Leave out every picture, then transcribe the rest of the listing exactly.

—————

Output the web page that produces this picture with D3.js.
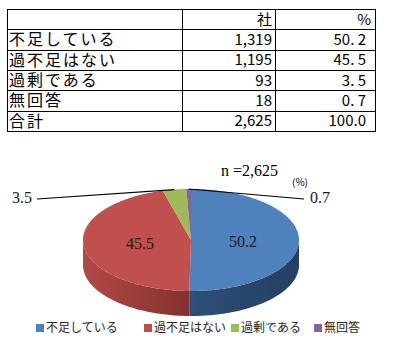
<!DOCTYPE html>
<html>
<head>
<meta charset="utf-8">
<script src="https://cdn.jsdelivr.net/npm/d3@7"></script>
<style>
  html, body { margin: 0; padding: 0; background: #fff; }
  svg { display: block; }
</style>
</head>
<body>
<svg id="chart"></svg>
<script>
// Table + 3D pie

var width = 394,
    height = 351;

// data
var categories = ["不足している", "過不足はない", "過剰である", "無回答"];
var counts = [1319, 1195, 93, 18];
var percents = [50.2, 45.5, 3.5, 0.7];
var totalLabel = "合計";
var totalCount = 2625;
var totalPercent = 100.0;
var headers = ["", "社", "%"];
var colors = ["#4f81bd", "#c0504d", "#9bbb59", "#8064a2"];
var sideColors = [["#2d4f78", "#243f62"], ["#b14a47", "#83302e"], ["#7f9a47", "#6d853c"], ["#6a5287", "#5a4573"]];

var svg = d3.select("#chart")
    .attr("width", width)
    .attr("height", height);

var fmtCount = d3.format(",");
function fmtPct(v) {
  // the table shows a wide gap after the point, except for 100.0
  var s = d3.format(".1f")(v);
  return v < 100 ? s.replace(".", ". ") : s;
}

// ---------- table ----------
var rows = [headers].concat(categories.map(function(c, i) {
  return [c, fmtCount(counts[i]), fmtPct(percents[i])];
})).concat([[totalLabel, fmtCount(totalCount), fmtPct(totalPercent)]]);

var colEdges = [7, 182, 275, 375];
var yRow = d3.scaleBand()
    .domain(d3.range(rows.length))
    .range([9, 131]);

var table = svg.append("g").attr("class", "table");

table.selectAll(".hline")
    .data(d3.range(rows.length + 1))
  .enter().append("line")
    .attr("x1", colEdges[0]).attr("x2", colEdges[3])
    .attr("y1", function(i) { return Math.round(i < rows.length ? yRow(i) : yRow.range()[1]) + 0.5; })
    .attr("y2", function(i) { return Math.round(i < rows.length ? yRow(i) : yRow.range()[1]) + 0.5; })
    .attr("stroke", "#000").attr("stroke-width", 1);

table.selectAll(".vline")
    .data(colEdges)
  .enter().append("line")
    .attr("x1", function(d) { return d + 0.5; }).attr("x2", function(d) { return d + 0.5; })
    .attr("y1", yRow.range()[0]).attr("y2", yRow.range()[1] + 1)
    .attr("stroke", "#000").attr("stroke-width", 1);

var tr = table.selectAll(".row")
    .data(rows)
  .enter().append("g")
    .attr("transform", function(d, i) { return "translate(0," + (yRow(i) + yRow.bandwidth() / 2) + ")"; });

tr.append("text")
    .attr("x", 9)
    .attr("dy", "0.36em")
    .style("font-family", "'Noto Sans CJK JP', sans-serif")
    .style("font-size", "16px")
    .style("letter-spacing", "2px")
    .text(function(d) { return d[0]; });

tr.append("text")
    .attr("x", 272)
    .attr("dy", "0.36em")
    .attr("text-anchor", "end")
    .style("font-family", "'Noto Sans CJK JP', sans-serif")
    .style("font-size", "15px")
    .text(function(d) { return d[1]; });

tr.append("text")
    .attr("x", function(d, i) { return i === 0 ? 371 : 366; })
    .attr("dy", "0.36em")
    .attr("text-anchor", "end")
    .style("font-family", "'Noto Sans CJK JP', sans-serif")
    .style("font-size", "15px")
    .text(function(d) { return d[2]; });

// ---------- 3D pie ----------
var cx = 191, cy = 240, rx = 108, ry = 51, depth = 25;

var pie = d3.pie().sort(null).value(function(d) { return d; });
var arcs = pie(percents);

function pt(a, dy) {
  return [cx + rx * Math.sin(a), cy - ry * Math.cos(a) + (dy || 0)];
}

function arcPoints(a0, a1, dy) {
  var n = Math.max(2, Math.ceil(Math.abs(a1 - a0) / 0.02));
  return d3.range(n + 1).map(function(k) { return pt(a0 + (a1 - a0) * k / n, dy); });
}

var defs = svg.append("defs");
sideColors.forEach(function(c, i) {
  var g = defs.append("linearGradient")
      .attr("id", "side" + i)
      .attr("gradientUnits", "userSpaceOnUse")
      .attr("x1", i === 1 ? cx - rx : cx).attr("x2", i === 1 ? cx : cx + rx)
      .attr("y1", 0).attr("y2", 0);
  g.append("stop").attr("offset", "0%").attr("stop-color", c[0]);
  g.append("stop").attr("offset", "100%").attr("stop-color", c[1]);
});

var pieG = svg.append("g").attr("class", "pie");
var line = d3.line();

// side walls, only the part facing the viewer (angles PI/2 .. 3PI/2)
arcs.forEach(function(d, i) {
  var a0 = Math.max(d.startAngle, Math.PI / 2),
      a1 = Math.min(d.endAngle, 3 * Math.PI / 2);
  if (a1 <= a0) return;
  var top = arcPoints(a0, a1, 0),
      bottom = arcPoints(a1, a0, depth);
  pieG.append("path")
      .attr("d", line(top.concat(bottom)) + "Z")
      .attr("fill", "url(#side" + i + ")");
});

// top faces
arcs.forEach(function(d, i) {
  var pts = [[cx, cy]].concat(arcPoints(d.startAngle, d.endAngle, 0));
  pieG.append("path")
      .attr("d", line(pts) + "Z")
      .attr("fill", colors[i]);
});

// inner labels for the two big slices
var serif = "'Liberation Serif', 'DejaVu Serif', serif";
var inside = [[243, 241], [140, 243]];
arcs.slice(0, 2).forEach(function(d, i) {
  svg.append("text")
      .attr("x", inside[i][0]).attr("y", inside[i][1])
      .attr("text-anchor", "middle")
      .attr("dy", "0.35em")
      .style("font-family", serif)
      .style("font-size", "16px")
      .attr("fill", "#1a1a1a")
      .text(d3.format(".1f")(d.data));
});

// leader lines for the small slices
var outside = [null, null, { end: [37, 199], tx: 12, anchor: "start" }, { end: [304, 199], tx: 310, anchor: "start" }];
arcs.forEach(function(d, i) {
  var o = outside[i];
  if (!o) return;
  var mid = (d.startAngle + d.endAngle) / 2,
      p = pt(mid, 0);
  svg.append("line")
      .attr("x1", p[0]).attr("y1", p[1])
      .attr("x2", o.end[0]).attr("y2", o.end[1])
      .attr("stroke", "#000").attr("stroke-width", 1.2);
  svg.append("text")
      .attr("x", o.tx).attr("y", 197)
      .attr("dy", "0.35em")
      .style("font-family", serif)
      .style("font-size", "16px")
      .attr("fill", "#1a1a1a")
      .text(d3.format(".1f")(d.data));
});

svg.append("text")
    .attr("x", 221).attr("y", 170)
    .attr("dy", "0.35em")
    .style("font-family", serif)
    .style("font-size", "16px")
    .text("n =" + fmtCount(totalCount));

svg.append("text")
    .attr("x", 292).attr("y", 182)
    .attr("dy", "0.35em")
    .style("font-family", "'Noto Sans CJK JP', sans-serif")
    .style("font-size", "10px")
    .text("(%)");

// ---------- legend ----------
var legendX = [36, 144, 231, 314];
var legend = svg.append("g").attr("class", "legend")
  .selectAll("g")
    .data(categories)
  .enter().append("g")
    .attr("transform", function(d, i) { return "translate(" + legendX[i] + ",328)"; });

legend.append("rect")
    .attr("x", 0).attr("y", -4)
    .attr("width", 8).attr("height", 8)
    .attr("fill", function(d, i) { return colors[i]; });

legend.append("text")
    .attr("x", 10)
    .attr("dy", "0.36em")
    .style("font-family", "'Noto Sans CJK JP', sans-serif")
    .style("font-size", "12px")
    .attr("fill", "#262626")
    .text(String);
</script>
</body>
</html>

—————

> _Response for this exercise_:
Output the web page that produces this picture with D3.js.
<!DOCTYPE html>
<html>
<head>
<meta charset="utf-8">
<script src="https://cdn.jsdelivr.net/npm/d3@7"></script>
<style>
  html, body { margin: 0; padding: 0; background: #fff; }
  svg { display: block; }
</style>
</head>
<body>
<svg id="chart"></svg>
<script>
// Table + 3D pie

var width = 394,
    height = 351;

// data
var categories = ["不足している", "過不足はない", "過剰である", "無回答"];
var counts = [1319, 1195, 93, 18];
var percents = [50.2, 45.5, 3.5, 0.7];
var totalLabel = "合計";
var totalCount = 2625;
var totalPercent = 100.0;
var headers = ["", "社", "%"];
var colors = ["#4f81bd", "#c0504d", "#9bbb59", "#8064a2"];
var sideColors = [["#2d4f78", "#243f62"], ["#b14a47", "#83302e"], ["#7f9a47", "#6d853c"], ["#6a5287", "#5a4573"]];

var svg = d3.select("#chart")
    .attr("width", width)
    .attr("height", height);

var fmtCount = d3.format(",");
function fmtPct(v) {
  // the table shows a wide gap after the point, except for 100.0
  var s = d3.format(".1f")(v);
  return v < 100 ? s.replace(".", ". ") : s;
}

// ---------- table ----------
var rows = [headers].concat(categories.map(function(c, i) {
  return [c, fmtCount(counts[i]), fmtPct(percents[i])];
})).concat([[totalLabel, fmtCount(totalCount), fmtPct(totalPercent)]]);

var colEdges = [7, 182, 275, 375];
var yRow = d3.scaleBand()
    .domain(d3.range(rows.length))
    .range([9, 131]);

var table = svg.append("g").attr("class", "table");

table.selectAll(".hline")
    .data(d3.range(rows.length + 1))
  .enter().append("line")
    .attr("x1", colEdges[0]).attr("x2", colEdges[3])
    .attr("y1", function(i) { return Math.round(i < rows.length ? yRow(i) : yRow.range()[1]) + 0.5; })
    .attr("y2", function(i) { return Math.round(i < rows.length ? yRow(i) : yRow.range()[1]) + 0.5; })
    .attr("stroke", "#000").attr("stroke-width", 1);

table.selectAll(".vline")
    .data(colEdges)
  .enter().append("line")
    .attr("x1", function(d) { return d + 0.5; }).attr("x2", function(d) { return d + 0.5; })
    .attr("y1", yRow.range()[0]).attr("y2", yRow.range()[1] + 1)
    .attr("stroke", "#000").attr("stroke-width", 1);

var tr = table.selectAll(".row")
    .data(rows)
  .enter().append("g")
    .attr("transform", function(d, i) { return "translate(0," + (yRow(i) + yRow.bandwidth() / 2) + ")"; });

tr.append("text")
    .attr("x", 9)
    .attr("dy", "0.36em")
    .style("font-family", "'Noto Sans CJK JP', sans-serif")
    .style("font-size", "16px")
    .style("letter-spacing", "2px")
    .text(function(d) { return d[0]; });

tr.append("text")
    .attr("x", 272)
    .attr("dy", "0.36em")
    .attr("text-anchor", "end")
    .style("font-family", "'Noto Sans CJK JP', sans-serif")
    .style("font-size", "15px")
    .text(function(d) { return d[1]; });

tr.append("text")
    .attr("x", function(d, i) { return i === 0 ? 371 : 366; })
    .attr("dy", "0.36em")
    .attr("text-anchor", "end")
    .style("font-family", "'Noto Sans CJK JP', sans-serif")
    .style("font-size", "15px")
    .text(function(d) { return d[2]; });

// ---------- 3D pie ----------
var cx = 191, cy = 240, rx = 108, ry = 51, depth = 25;

var pie = d3.pie().sort(null).value(function(d) { return d; });
var arcs = pie(percents);

function pt(a, dy) {
  return [cx + rx * Math.sin(a), cy - ry * Math.cos(a) + (dy || 0)];
}

function arcPoints(a0, a1, dy) {
  var n = Math.max(2, Math.ceil(Math.abs(a1 - a0) / 0.02));
  return d3.range(n + 1).map(function(k) { return pt(a0 + (a1 - a0) * k / n, dy); });
}

var defs = svg.append("defs");
sideColors.forEach(function(c, i) {
  var g = defs.append("linearGradient")
      .attr("id", "side" + i)
      .attr("gradientUnits", "userSpaceOnUse")
      .attr("x1", i === 1 ? cx - rx : cx).attr("x2", i === 1 ? cx : cx + rx)
      .attr("y1", 0).attr("y2", 0);
  g.append("stop").attr("offset", "0%").attr("stop-color", c[0]);
  g.append("stop").attr("offset", "100%").attr("stop-color", c[1]);
});

var pieG = svg.append("g").attr("class", "pie");
var line = d3.line();

// side walls, only the part facing the viewer (angles PI/2 .. 3PI/2)
arcs.forEach(function(d, i) {
  var a0 = Math.max(d.startAngle, Math.PI / 2),
      a1 = Math.min(d.endAngle, 3 * Math.PI / 2);
  if (a1 <= a0) return;
  var top = arcPoints(a0, a1, 0),
      bottom = arcPoints(a1, a0, depth);
  pieG.append("path")
      .attr("d", line(top.concat(bottom)) + "Z")
      .attr("fill", "url(#side" + i + ")");
});

// top faces
arcs.forEach(function(d, i) {
  var pts = [[cx, cy]].concat(arcPoints(d.startAngle, d.endAngle, 0));
  pieG.append("path")
      .attr("d", line(pts) + "Z")
      .attr("fill", colors[i]);
});

// inner labels for the two big slices
var serif = "'Liberation Serif', 'DejaVu Serif', serif";
var inside = [[243, 241], [140, 243]];
arcs.slice(0, 2).forEach(function(d, i) {
  svg.append("text")
      .attr("x", inside[i][0]).attr("y", inside[i][1])
      .attr("text-anchor", "middle")
      .attr("dy", "0.35em")
      .style("font-family", serif)
      .style("font-size", "16px")
      .attr("fill", "#1a1a1a")
      .text(d3.format(".1f")(d.data));
});

// leader lines for the small slices
var outside = [null, null, { end: [37, 199], tx: 12, anchor: "start" }, { end: [304, 199], tx: 310, anchor: "start" }];
arcs.forEach(function(d, i) {
  var o = outside[i];
  if (!o) return;
  var mid = (d.startAngle + d.endAngle) / 2,
      p = pt(mid, 0);
  svg.append("line")
      .attr("x1", p[0]).attr("y1", p[1])
      .attr("x2", o.end[0]).attr("y2", o.end[1])
      .attr("stroke", "#000").attr("stroke-width", 1.2);
  svg.append("text")
      .attr("x", o.tx).attr("y", 197)
      .attr("dy", "0.35em")
      .style("font-family", serif)
      .style("font-size", "16px")
      .attr("fill", "#1a1a1a")
      .text(d3.format(".1f")(d.data));
});

svg.append("text")
    .attr("x", 221).attr("y", 170)
    .attr("dy", "0.35em")
    .style("font-family", serif)
    .style("font-size", "16px")
    .text("n =" + fmtCount(totalCount));

svg.append("text")
    .attr("x", 292).attr("y", 182)
    .attr("dy", "0.35em")
    .style("font-family", "'Noto Sans CJK JP', sans-serif")
    .style("font-size", "10px")
    .text("(%)");

// ---------- legend ----------
var legendX = [36, 144, 231, 314];
var legend = svg.append("g").attr("class", "legend")
  .selectAll("g")
    .data(categories)
  .enter().append("g")
    .attr("transform", function(d, i) { return "translate(" + legendX[i] + ",328)"; });

legend.append("rect")
    .attr("x", 0).attr("y", -4)
    .attr("width", 8).attr("height", 8)
    .attr("fill", function(d, i) { return colors[i]; });

legend.append("text")
    .attr("x", 10)
    .attr("dy", "0.36em")
    .style("font-family", "'Noto Sans CJK JP', sans-serif")
    .style("font-size", "12px")
    .attr("fill", "#262626")
    .text(String);
</script>
</body>
</html>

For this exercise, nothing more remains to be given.